‘Reform the reform’ — Judges call for changes to state bail law
The supervising judge of Bronx Criminal Court criticized New York’s new bail reform Wednesday, advocating for judicial discretion to remand defendants accused of misdemeanors and nonviolent crimes, while denouncing a perceived lack of input from judges and prosecutors in developing the law.
Speaking at a forum hosted by the Eagle and York College, Judge George Grasso outlined his criticism of the reform measure, which took effect Jan. 1 and eliminates cash bail on misdemeanors, nonviolent felonies and certain robbery offenses considered violent felonies. Queens Supreme Court Justices Richard Buchter and Ira Margulis also criticized aspects of the measure at the forum.
“I think that, while the goals of the legislature are laudable, the process in developing it was poorly thought out and therefore the product was lacking,” Grasso said, clarifying that he was not speaking on behalf of the Office of Court Administration. “It is time to reform the reform.”
Bail is set to ensure defendants have financial incentive to return to court. The system in place in New York state led to low-income defendants — particularly people of color — being held in pretrial detention, while their wealthier peers could afford to pay for their release.
Grasso, a former deputy police commissioner, acknowledged the deep racial and income disparities that informed the push to overhaul the bail law, but said state lawmakers should amend the measure to allow for judicial discretion in setting bail and remanding defendants considered dangerous.
“The scope of removal of judicial discretion on bail matters in this reform package is breathtaking,” Grasso said in prepared remarks. “New York State is the only state in the United States that does not let judges consider ‘dangerousness,’ but instead resorts to twisted logic.”
“We should stop the charade now,” he continued. “It is my opinion that without significant changes, the current legislation will not only be a missed opportunity for long overdue criminal justice reform, but also a significant threat to public safety.”
Grasso led citywide efforts to speed up arraignments and establish opioid courts, and said he developed the proposals in conjunction with other judges, prosecutors and victims’ advocates, as well as the defense bar and justice reformers.
He said holistic input seemed to be missing from the bail overhaul — a common refrain among opponents of the measure — and repeatedly advocated for “transparency” in the planning process.
State Sen. Michael Gianaris, the bail law sponsor, and other state lawmakers have denounced that critique and have said they did consult with judges and prosecutors across the ideological spectrum. The bail law passed in the state budget last April.
Former Legal Aid Society Attorney-in-Chief Seymour James pushed back against judicial discretion on bail and said the methods used to determine whether to remand defendants, such as risk-assessment tools, perpetuate racial bias in the criminal justice system. Risk assessments create a score based on a defendant’s history to determine their likelihood of committing a crime or returning to court.

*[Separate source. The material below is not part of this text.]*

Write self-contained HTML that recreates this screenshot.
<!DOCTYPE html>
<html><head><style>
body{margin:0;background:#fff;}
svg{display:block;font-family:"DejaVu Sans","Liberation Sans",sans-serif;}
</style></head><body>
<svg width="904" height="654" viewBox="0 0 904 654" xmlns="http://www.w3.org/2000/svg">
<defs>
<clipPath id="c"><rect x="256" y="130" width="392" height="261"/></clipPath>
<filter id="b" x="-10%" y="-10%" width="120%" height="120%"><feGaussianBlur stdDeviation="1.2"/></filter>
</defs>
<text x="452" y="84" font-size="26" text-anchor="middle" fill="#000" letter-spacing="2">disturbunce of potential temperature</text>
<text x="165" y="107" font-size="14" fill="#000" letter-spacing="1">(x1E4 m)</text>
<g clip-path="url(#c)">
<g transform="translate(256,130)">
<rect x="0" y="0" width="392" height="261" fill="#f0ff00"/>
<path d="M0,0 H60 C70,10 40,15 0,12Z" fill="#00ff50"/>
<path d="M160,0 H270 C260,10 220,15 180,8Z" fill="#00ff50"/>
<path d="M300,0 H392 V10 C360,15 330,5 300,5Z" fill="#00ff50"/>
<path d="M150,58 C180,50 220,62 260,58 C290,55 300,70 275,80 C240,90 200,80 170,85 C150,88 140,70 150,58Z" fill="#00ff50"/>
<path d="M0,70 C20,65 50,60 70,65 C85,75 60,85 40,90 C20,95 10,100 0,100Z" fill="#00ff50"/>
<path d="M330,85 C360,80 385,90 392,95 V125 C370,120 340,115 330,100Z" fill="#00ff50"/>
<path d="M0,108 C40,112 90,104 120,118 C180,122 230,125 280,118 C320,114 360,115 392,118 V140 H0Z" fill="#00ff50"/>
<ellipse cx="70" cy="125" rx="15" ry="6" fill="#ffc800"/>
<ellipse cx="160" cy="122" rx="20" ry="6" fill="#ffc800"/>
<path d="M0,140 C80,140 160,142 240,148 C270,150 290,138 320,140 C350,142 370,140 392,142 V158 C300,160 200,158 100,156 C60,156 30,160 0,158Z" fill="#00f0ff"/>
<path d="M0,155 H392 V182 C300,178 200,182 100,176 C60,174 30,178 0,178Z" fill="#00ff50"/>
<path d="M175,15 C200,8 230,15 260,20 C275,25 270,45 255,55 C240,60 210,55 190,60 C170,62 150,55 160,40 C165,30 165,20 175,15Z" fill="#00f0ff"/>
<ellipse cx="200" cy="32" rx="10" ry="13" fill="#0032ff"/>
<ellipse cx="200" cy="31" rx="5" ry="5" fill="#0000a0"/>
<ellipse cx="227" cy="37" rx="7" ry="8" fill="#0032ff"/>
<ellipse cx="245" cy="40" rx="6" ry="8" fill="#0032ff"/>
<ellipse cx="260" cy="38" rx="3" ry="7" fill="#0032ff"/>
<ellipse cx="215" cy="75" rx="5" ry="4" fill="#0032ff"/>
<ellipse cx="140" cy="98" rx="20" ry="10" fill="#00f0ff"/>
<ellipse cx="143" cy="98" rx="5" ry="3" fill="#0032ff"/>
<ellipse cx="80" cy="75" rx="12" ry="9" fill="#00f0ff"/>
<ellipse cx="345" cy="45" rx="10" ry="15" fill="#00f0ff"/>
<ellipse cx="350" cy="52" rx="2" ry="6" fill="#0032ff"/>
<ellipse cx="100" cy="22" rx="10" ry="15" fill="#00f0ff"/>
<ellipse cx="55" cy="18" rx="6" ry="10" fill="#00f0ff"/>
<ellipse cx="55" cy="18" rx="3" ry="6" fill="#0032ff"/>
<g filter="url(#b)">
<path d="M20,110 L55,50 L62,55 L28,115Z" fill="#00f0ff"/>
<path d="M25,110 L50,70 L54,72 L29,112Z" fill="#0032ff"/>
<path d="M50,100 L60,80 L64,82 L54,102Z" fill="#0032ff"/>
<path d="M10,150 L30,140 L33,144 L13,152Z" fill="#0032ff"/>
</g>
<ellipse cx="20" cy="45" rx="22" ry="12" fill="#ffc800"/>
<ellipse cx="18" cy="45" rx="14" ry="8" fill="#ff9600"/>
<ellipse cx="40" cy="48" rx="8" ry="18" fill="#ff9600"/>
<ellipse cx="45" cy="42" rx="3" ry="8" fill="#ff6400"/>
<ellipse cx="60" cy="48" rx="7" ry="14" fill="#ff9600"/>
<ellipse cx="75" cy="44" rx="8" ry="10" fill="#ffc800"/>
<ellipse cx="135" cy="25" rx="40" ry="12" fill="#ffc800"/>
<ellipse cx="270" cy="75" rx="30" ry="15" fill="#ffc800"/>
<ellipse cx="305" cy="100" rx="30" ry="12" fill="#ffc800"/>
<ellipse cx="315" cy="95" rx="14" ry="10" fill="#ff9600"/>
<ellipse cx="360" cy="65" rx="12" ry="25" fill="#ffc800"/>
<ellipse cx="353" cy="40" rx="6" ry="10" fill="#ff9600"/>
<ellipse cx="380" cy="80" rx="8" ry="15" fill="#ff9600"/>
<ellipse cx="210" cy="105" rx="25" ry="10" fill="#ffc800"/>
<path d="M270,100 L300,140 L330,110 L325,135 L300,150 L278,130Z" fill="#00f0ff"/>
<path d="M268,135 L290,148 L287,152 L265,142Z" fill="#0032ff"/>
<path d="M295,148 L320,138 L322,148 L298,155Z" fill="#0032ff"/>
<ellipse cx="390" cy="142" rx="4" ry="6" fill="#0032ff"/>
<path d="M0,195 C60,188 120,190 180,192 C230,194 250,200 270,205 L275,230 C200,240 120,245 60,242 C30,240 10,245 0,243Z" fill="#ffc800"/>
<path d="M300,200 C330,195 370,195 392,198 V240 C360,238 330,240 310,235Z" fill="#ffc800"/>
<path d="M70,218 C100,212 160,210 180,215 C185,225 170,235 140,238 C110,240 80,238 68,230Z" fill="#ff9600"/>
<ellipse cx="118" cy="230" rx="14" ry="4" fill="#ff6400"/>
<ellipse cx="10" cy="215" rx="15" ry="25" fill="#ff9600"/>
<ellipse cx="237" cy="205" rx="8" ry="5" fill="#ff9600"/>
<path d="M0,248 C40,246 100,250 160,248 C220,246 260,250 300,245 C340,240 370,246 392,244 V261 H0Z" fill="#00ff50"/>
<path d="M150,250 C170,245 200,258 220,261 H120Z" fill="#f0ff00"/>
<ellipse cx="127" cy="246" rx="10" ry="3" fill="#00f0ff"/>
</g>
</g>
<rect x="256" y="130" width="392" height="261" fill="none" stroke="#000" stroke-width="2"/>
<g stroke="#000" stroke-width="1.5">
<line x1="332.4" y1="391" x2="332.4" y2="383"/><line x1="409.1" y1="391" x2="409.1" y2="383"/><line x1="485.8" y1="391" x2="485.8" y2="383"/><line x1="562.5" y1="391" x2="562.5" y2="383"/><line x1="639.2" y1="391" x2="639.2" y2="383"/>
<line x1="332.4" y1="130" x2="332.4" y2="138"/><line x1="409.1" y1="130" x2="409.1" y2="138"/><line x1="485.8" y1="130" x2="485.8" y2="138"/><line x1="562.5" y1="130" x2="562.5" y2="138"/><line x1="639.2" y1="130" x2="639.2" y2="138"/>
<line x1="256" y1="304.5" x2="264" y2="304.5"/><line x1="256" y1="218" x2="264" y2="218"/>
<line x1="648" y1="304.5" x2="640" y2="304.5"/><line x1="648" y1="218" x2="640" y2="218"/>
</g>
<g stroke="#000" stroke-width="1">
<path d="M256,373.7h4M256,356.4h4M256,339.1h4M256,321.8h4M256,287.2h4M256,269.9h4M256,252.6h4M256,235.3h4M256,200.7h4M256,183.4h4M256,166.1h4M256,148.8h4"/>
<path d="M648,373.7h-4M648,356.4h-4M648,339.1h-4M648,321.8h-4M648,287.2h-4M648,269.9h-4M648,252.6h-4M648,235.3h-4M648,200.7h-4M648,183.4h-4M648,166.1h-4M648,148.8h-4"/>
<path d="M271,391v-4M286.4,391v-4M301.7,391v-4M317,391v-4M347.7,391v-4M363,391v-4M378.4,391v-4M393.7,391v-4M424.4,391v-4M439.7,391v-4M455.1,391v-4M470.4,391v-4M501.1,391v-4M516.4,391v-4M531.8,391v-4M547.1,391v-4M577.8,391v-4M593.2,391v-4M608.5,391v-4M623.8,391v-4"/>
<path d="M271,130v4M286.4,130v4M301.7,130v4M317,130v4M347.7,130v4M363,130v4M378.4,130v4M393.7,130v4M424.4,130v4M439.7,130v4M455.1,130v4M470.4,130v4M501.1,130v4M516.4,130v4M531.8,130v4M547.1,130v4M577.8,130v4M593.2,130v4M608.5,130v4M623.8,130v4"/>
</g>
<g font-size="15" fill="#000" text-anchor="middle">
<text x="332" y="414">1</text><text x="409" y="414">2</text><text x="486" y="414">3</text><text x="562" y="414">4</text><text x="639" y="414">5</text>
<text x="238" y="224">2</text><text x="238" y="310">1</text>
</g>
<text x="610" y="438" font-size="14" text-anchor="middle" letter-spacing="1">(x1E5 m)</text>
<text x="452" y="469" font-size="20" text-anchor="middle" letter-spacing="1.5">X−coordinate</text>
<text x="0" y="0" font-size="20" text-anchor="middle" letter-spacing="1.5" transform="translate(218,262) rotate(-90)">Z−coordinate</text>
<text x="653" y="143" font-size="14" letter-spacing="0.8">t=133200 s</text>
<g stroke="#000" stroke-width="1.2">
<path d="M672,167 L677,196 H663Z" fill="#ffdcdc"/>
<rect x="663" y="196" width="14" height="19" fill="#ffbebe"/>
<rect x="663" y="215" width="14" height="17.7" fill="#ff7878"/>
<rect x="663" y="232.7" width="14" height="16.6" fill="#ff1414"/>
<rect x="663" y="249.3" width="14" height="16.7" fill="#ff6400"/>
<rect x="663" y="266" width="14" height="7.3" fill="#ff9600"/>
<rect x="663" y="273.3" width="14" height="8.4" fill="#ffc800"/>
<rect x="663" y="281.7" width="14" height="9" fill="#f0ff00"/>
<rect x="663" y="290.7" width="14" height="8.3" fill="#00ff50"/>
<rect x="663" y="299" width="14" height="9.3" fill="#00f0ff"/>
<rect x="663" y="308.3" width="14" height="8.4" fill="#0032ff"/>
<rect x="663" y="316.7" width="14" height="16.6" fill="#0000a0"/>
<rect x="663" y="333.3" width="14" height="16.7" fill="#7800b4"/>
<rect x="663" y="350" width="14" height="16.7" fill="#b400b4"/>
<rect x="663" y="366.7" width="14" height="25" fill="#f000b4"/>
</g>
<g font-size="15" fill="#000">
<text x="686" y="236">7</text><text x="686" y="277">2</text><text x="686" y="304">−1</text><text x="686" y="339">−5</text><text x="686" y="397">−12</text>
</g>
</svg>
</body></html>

“There are risk assessments used across the country and have been found to have a racial bias against the African American community,” James said. “A lot of that is based upon prior arrests and, in New York City, where stop and frisk practices existed … there were high numbers of African Americans getting arrested and those arrests resulted in a conviction that counts towards the evaluation on the risk assessment.”
James also condemned “fear-mongering” around the new bail law, particularly from prosecutors, NYPD brass and conservative lawmakers. Police Commissioner Dermot Shea blamed an increase in overall crime in January on the bail reform measure, for example. But Shea did not have data to back up his claim.
“I think if you look at the cases, they talk about the number of cases that have taken place, I haven’t seen any data which shows that individuals charged with these crimes were released from court as a result of the new bail law,” James said.
Legal Aid attorney Juliette Haji sought to remind panelists and attendees about the impetus for the bail reform law — inequities based on race and income.
“There’s a lot of talk about public safety, but not enough talk about the thousands of clients we have had who sat in jail for months or years, sat in jail without being proven guilty,” Haji said. “And then lo and behold, something comes up and we learn that this person did not deserve to be incarcerated.”
The form provided a unique opportunity for active judges to speak candidly on public policy and state laws, a fact noted by Grasso and other panelists.
The Office of Court Administration said it welcomed the debate.
“Forums, like the one today, are critical in having all New Yorkers better understand what is a multigenerational change in how criminal justice is meted out in our State” said OCA spokesperson Lucian Chalfen.
“Judge Grasso, with his background both in law enforcement and the judiciary, is uniquely qualified to weigh in on the continuing debate regarding the State’s criminal justice reforms,” Chalfen added.